- **Available data**:

>>>>>

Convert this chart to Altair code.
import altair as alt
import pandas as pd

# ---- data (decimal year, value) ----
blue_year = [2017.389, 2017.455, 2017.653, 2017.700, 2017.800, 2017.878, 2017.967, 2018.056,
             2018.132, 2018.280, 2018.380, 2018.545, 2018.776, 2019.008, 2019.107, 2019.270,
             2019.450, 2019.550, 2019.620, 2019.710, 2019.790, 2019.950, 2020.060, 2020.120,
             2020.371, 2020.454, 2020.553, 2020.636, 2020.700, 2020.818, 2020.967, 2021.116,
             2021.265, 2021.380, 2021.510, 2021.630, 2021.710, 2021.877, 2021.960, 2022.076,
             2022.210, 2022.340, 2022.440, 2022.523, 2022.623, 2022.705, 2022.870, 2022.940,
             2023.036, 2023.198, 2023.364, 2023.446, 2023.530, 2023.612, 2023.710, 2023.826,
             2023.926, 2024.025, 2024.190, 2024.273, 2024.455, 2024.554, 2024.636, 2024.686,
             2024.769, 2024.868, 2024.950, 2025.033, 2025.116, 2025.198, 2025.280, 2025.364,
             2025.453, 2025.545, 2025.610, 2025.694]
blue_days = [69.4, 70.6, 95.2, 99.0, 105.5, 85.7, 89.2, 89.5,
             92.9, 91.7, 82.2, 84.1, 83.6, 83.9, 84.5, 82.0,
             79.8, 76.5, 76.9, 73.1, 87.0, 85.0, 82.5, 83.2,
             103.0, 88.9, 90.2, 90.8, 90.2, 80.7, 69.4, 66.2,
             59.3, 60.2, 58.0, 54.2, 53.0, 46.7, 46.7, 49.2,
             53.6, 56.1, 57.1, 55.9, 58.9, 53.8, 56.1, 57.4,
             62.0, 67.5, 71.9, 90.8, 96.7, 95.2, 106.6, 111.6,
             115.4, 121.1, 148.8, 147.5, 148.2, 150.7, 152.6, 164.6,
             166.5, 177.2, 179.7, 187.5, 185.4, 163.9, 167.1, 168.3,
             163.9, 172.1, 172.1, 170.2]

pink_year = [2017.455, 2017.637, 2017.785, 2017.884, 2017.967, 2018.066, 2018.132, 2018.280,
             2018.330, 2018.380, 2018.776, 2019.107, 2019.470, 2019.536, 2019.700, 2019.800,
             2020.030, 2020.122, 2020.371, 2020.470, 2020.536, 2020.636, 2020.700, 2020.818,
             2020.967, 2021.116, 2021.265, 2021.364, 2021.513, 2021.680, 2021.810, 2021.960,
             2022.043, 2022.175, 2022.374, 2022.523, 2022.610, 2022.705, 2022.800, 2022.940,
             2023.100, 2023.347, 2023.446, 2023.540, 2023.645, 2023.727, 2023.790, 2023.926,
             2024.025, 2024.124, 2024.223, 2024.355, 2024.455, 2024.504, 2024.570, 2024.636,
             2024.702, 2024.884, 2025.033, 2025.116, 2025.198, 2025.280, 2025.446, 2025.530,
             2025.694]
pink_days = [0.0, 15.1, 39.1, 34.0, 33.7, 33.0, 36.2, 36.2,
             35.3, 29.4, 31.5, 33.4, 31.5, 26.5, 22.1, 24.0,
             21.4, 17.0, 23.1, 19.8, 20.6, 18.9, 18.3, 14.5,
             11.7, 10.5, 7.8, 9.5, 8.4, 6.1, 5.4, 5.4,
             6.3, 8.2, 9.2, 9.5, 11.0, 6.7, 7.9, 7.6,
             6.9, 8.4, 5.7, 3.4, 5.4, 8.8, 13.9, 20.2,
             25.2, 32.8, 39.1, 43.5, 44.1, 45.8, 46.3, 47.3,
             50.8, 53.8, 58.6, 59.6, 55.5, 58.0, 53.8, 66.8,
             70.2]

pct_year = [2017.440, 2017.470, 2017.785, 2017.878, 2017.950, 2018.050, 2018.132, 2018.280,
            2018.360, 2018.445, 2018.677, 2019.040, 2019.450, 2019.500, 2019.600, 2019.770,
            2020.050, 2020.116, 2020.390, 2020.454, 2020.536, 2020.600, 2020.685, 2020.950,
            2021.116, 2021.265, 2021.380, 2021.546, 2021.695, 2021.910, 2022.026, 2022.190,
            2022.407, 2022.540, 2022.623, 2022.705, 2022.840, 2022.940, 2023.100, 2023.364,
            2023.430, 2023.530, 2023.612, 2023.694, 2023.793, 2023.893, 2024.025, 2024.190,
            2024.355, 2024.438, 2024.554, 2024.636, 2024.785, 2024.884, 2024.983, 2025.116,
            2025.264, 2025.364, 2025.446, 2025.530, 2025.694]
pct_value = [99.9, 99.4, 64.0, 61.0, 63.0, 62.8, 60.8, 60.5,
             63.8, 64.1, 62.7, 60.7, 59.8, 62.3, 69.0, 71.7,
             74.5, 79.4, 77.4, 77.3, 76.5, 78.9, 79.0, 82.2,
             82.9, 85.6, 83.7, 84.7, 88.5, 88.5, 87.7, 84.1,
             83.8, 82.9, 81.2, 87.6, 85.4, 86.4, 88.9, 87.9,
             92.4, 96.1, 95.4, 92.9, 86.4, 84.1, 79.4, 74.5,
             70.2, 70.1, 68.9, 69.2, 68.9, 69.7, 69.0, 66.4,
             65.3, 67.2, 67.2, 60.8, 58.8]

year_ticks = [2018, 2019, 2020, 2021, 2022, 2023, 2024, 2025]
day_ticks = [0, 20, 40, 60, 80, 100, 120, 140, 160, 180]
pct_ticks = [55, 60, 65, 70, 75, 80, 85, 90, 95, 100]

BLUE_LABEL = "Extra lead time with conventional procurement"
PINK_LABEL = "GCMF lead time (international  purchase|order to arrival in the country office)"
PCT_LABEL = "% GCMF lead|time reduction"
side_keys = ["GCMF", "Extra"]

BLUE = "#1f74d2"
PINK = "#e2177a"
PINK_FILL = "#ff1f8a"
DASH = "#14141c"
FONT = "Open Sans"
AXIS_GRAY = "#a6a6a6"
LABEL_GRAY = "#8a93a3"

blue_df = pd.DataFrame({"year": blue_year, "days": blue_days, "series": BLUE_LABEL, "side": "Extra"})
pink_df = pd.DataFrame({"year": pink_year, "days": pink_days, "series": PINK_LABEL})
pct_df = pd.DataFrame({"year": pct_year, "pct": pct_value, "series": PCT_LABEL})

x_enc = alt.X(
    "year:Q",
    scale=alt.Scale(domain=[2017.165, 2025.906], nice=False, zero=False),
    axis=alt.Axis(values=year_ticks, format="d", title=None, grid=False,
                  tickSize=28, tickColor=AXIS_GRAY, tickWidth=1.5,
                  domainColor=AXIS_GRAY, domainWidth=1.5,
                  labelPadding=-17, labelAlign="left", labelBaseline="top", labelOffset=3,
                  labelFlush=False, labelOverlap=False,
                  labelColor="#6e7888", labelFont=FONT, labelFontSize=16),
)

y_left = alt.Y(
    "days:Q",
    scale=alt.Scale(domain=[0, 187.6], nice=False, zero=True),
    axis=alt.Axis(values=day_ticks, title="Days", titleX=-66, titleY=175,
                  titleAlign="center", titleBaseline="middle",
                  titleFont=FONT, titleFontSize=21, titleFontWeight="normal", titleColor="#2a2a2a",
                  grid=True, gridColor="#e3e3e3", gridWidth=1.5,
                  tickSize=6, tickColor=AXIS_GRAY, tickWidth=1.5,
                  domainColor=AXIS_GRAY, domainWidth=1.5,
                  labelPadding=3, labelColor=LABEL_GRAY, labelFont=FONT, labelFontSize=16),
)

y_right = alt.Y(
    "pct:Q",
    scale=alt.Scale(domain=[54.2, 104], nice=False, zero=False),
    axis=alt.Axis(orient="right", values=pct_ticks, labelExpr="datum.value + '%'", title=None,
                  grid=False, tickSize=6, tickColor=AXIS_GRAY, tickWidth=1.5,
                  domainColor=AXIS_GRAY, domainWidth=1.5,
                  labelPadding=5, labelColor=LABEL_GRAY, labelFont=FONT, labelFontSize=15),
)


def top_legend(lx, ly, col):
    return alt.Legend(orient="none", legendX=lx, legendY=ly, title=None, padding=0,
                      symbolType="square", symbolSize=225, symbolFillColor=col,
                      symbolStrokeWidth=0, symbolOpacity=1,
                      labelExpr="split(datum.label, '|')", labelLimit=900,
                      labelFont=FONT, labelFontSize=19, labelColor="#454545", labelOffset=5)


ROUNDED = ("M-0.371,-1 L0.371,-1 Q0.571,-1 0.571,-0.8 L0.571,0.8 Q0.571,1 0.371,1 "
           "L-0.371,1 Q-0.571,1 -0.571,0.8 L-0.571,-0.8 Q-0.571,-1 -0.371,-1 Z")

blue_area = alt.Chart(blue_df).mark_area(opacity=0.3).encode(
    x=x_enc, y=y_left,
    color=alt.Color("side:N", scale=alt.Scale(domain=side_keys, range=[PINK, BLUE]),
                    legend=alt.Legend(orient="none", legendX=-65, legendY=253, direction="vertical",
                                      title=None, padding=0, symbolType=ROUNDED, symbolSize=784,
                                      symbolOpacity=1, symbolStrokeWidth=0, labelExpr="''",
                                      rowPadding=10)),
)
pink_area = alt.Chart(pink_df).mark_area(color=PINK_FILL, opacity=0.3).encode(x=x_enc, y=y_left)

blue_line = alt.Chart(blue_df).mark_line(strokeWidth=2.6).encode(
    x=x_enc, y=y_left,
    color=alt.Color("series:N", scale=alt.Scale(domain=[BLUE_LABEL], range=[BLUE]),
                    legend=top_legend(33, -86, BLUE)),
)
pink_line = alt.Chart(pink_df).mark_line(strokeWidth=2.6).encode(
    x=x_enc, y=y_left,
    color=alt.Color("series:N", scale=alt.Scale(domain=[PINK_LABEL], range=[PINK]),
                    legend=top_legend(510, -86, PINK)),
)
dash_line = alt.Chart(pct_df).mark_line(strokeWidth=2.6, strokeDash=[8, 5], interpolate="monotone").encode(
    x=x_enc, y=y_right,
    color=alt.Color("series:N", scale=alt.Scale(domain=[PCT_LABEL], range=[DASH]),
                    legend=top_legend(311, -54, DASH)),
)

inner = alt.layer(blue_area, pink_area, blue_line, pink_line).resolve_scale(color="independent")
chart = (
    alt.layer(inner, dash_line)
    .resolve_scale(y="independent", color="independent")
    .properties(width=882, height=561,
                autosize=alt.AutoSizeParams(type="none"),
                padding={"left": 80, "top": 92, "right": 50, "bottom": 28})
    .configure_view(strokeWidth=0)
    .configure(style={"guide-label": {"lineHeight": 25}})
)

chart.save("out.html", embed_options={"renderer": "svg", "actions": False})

<<<<<

- **Task prompt**:
Output exactly the leading lines of the data, up to and including the line marked by "import pandas as pd".

- **Response below**:
Convert this chart to Altair code.
import altair as alt
import pandas as pd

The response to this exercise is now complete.